While consumers’ resilience to the predicted financial stress remains an open question, the ESR Group now forecasts personal consumption growth to slow from 4.2% in Q2 2022 to 1.9% and 1.3%, respectively, in Q3 2022 and Q4 2022. Residential fixed investment, driven in part by an even further reduced home sales forecast, is projected to decline 8.6% in 2022 and 6.5% in 2023 – the largest percentage declines among the major GDP components.

“The significant, sudden rise in interest rates is beginning to be felt widely as employment growth slows and stock market valuations fall,” Duncan adds. “Nowhere is this more evident than in housing affordability measures, with the prospective monthly payment on a typical new mortgage climbing dramatically. As a result, both new and existing home sales continue to slow, while refinance activity has fallen substantially, with what’s left largely consisting of equity extraction.”

Substantially higher mortgage rates are now the housing market’s primary constraint. The ESR Group expects total home sales to fall 13.5% in 2022 – down even further from its 11.1% projected decline last month – and, correspondingly, for mortgage originations to move downward to $2.6 trillion in 2022 and $2.2 trillion in 2023. Refinance origination activity, in particular, continues to slow, as evidenced by Fannie Mae’s new Refinance Application-Level Index, with only an estimated 2% of outstanding mortgages having at least a 50-basis-point incentive to refinance.

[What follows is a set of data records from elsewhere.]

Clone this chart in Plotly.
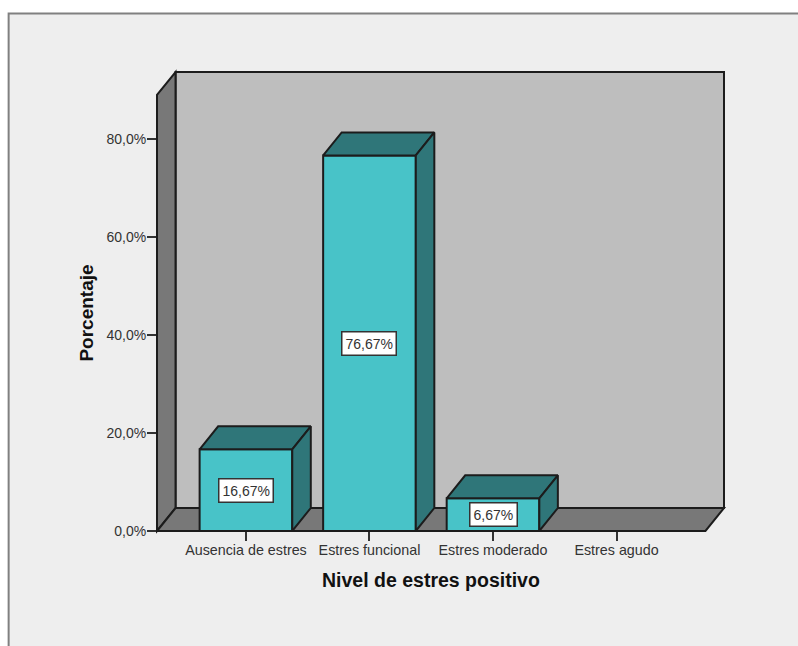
import plotly.graph_objects as go

# Frequency chart of positive stress levels, drawn as 3D-styled bars
categories = ["Ausencia de estres", "Estres funcional", "Estres moderado", "Estres agudo"]
percentages = [16.67, 76.67, 6.67, None]
y_ticks = [0, 20, 40, 60, 80]

FRONT = "#48c3c8"
SHADE = "#2f7679"
WALL = "#bebebe"
SIDE_WALL = "#787878"
PANEL = "#eeeeee"
EDGE = "#1c1c1c"
TEXT = "#333333"
FONT = "Liberation Sans"

WIDTH, HEIGHT = 798, 646
LEFT, RIGHT, TOP, BOTTOM = 157, 724.5, 72, 531

# Axis extents: the front plane spans x_front and y_front, the depth offset shifts to the back plane
BAR_W = 0.75
x_front = (-0.72, 3.72)
depth_x = 0.15
y_front = 89.0
depth_y = 4.69
x_range = [x_front[0], x_front[1] + depth_x]
y_range = [0, y_front + depth_y]

fig = go.Figure()

fig.add_bar(
    x=list(range(len(categories))),
    y=percentages,
    width=BAR_W,
    marker=dict(color=FRONT, line=dict(color=EDGE, width=2)),
    hoverinfo="skip",
)


def face(xs, ys, color):
    fig.add_scatter(
        x=xs, y=ys, mode="lines", fill="toself", fillcolor=color,
        line=dict(color=EDGE, width=2), hoverinfo="skip",
    )


# Top and right faces of each bar, derived from its value
for i, v in enumerate(percentages):
    if v is None:
        continue
    l, r = i - BAR_W / 2, i + BAR_W / 2
    face([l, r, r + depth_x, l + depth_x, l], [v, v, v + depth_y, v + depth_y, v], SHADE)
    face([r, r + depth_x, r + depth_x, r, r], [v, v + depth_y, depth_y, 0, v], SHADE)

annotations = []
for i, v in enumerate(percentages):
    if v is None:
        continue
    annotations.append(dict(
        x=i, y=v / 2, xref="x", yref="y", showarrow=False,
        text=f"{v:.2f}%".replace(".", ","),
        font=dict(family=FONT, size=14, color=TEXT),
        bgcolor="white", bordercolor="#333333", borderwidth=1.5, borderpad=3,
    ))

annotations.append(dict(
    text="Nivel de estres positivo", xref="paper", yref="paper",
    xanchor="center", yanchor="middle",
    x=(431 - LEFT) / (RIGHT - LEFT), y=(BOTTOM - 580) / (BOTTOM - TOP),
    showarrow=False, font=dict(family=FONT, size=19.5, color="#111111", weight="bold"),
))
annotations.append(dict(
    text="Porcentaje", xref="paper", yref="paper", textangle=-90,
    xanchor="center", yanchor="middle",
    x=(85.5 - LEFT) / (RIGHT - LEFT), y=(BOTTOM - 313) / (BOTTOM - TOP),
    showarrow=False, font=dict(family=FONT, size=19, color="#111111", weight="bold"),
))

# Wall and floor proportions on the paper grid
dx = depth_x / (x_range[1] - x_range[0])
dy = depth_y / (y_range[1] - y_range[0])


def poly(points, fill, color=EDGE, width=2):
    path = "M" + " L".join(f"{a},{b}" for a, b in points) + " Z"
    return dict(type="path", path=path, xref="paper", yref="paper", layer="below",
                fillcolor=fill, line=dict(color=color, width=width))


px = lambda v: (v - LEFT) / (RIGHT - LEFT)
py = lambda v: (BOTTOM - v) / (BOTTOM - TOP)

shapes = [
    # outer panel, open past the page edge on the right and bottom
    poly([(px(8.5), py(13.5)), (px(830), py(13.5)), (px(830), py(680)), (px(8.5), py(680))],
         PANEL, "#808080", 2),
    poly([(dx, dy), (1, dy), (1, 1), (dx, 1)], WALL),
    poly([(0, 0), (dx, dy), (dx, 1), (0, 1 - dy)], SIDE_WALL),
    poly([(0, 0), (1 - dx, 0), (1, dy), (dx, dy)], SIDE_WALL),
]

fig.update_layout(
    width=WIDTH, height=HEIGHT,
    margin=dict(l=LEFT, r=WIDTH - RIGHT, t=TOP, b=HEIGHT - BOTTOM, pad=0),
    paper_bgcolor="white", plot_bgcolor="rgba(0,0,0,0)",
    showlegend=False, shapes=shapes, annotations=annotations,
    xaxis=dict(
        range=x_range, tickmode="array", tickvals=list(range(len(categories))),
        ticktext=categories, showgrid=False, zeroline=False, showline=False,
        ticks="outside", ticklen=9, tickwidth=1.5, tickcolor="#333333",
        ticklabelstandoff=-3,
        tickfont=dict(family=FONT, size=14.3, color=TEXT),
    ),
    yaxis=dict(
        range=y_range, tickmode="array", tickvals=y_ticks,
        ticktext=[f"{t},0%" for t in y_ticks], showgrid=False, zeroline=False, showline=False,
        ticks="outside", ticklen=9, tickwidth=1.5, tickcolor="#333333",
        ticklabelstandoff=-2,
        tickfont=dict(family=FONT, size=14, color=TEXT),
    ),
)

fig.write_html("out.html")
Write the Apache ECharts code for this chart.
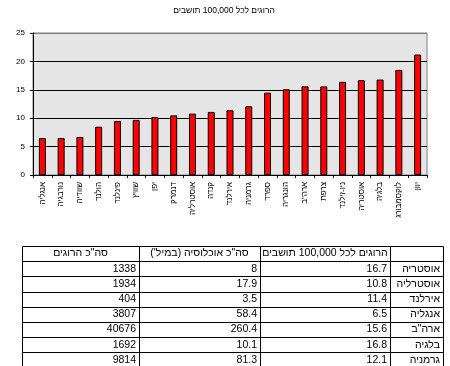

“Our view continues to be that the magnitude of response required of monetary and fiscal tightening to return inflation to the Federal Reserve’s target will likely result in a recession, which we currently expect will be modest and occur next year,” Duncan concludes. “Notably, the recent market response to continued heightened inflation suggests that the predicted recession could occur sooner and be deeper than our current baseline forecast.”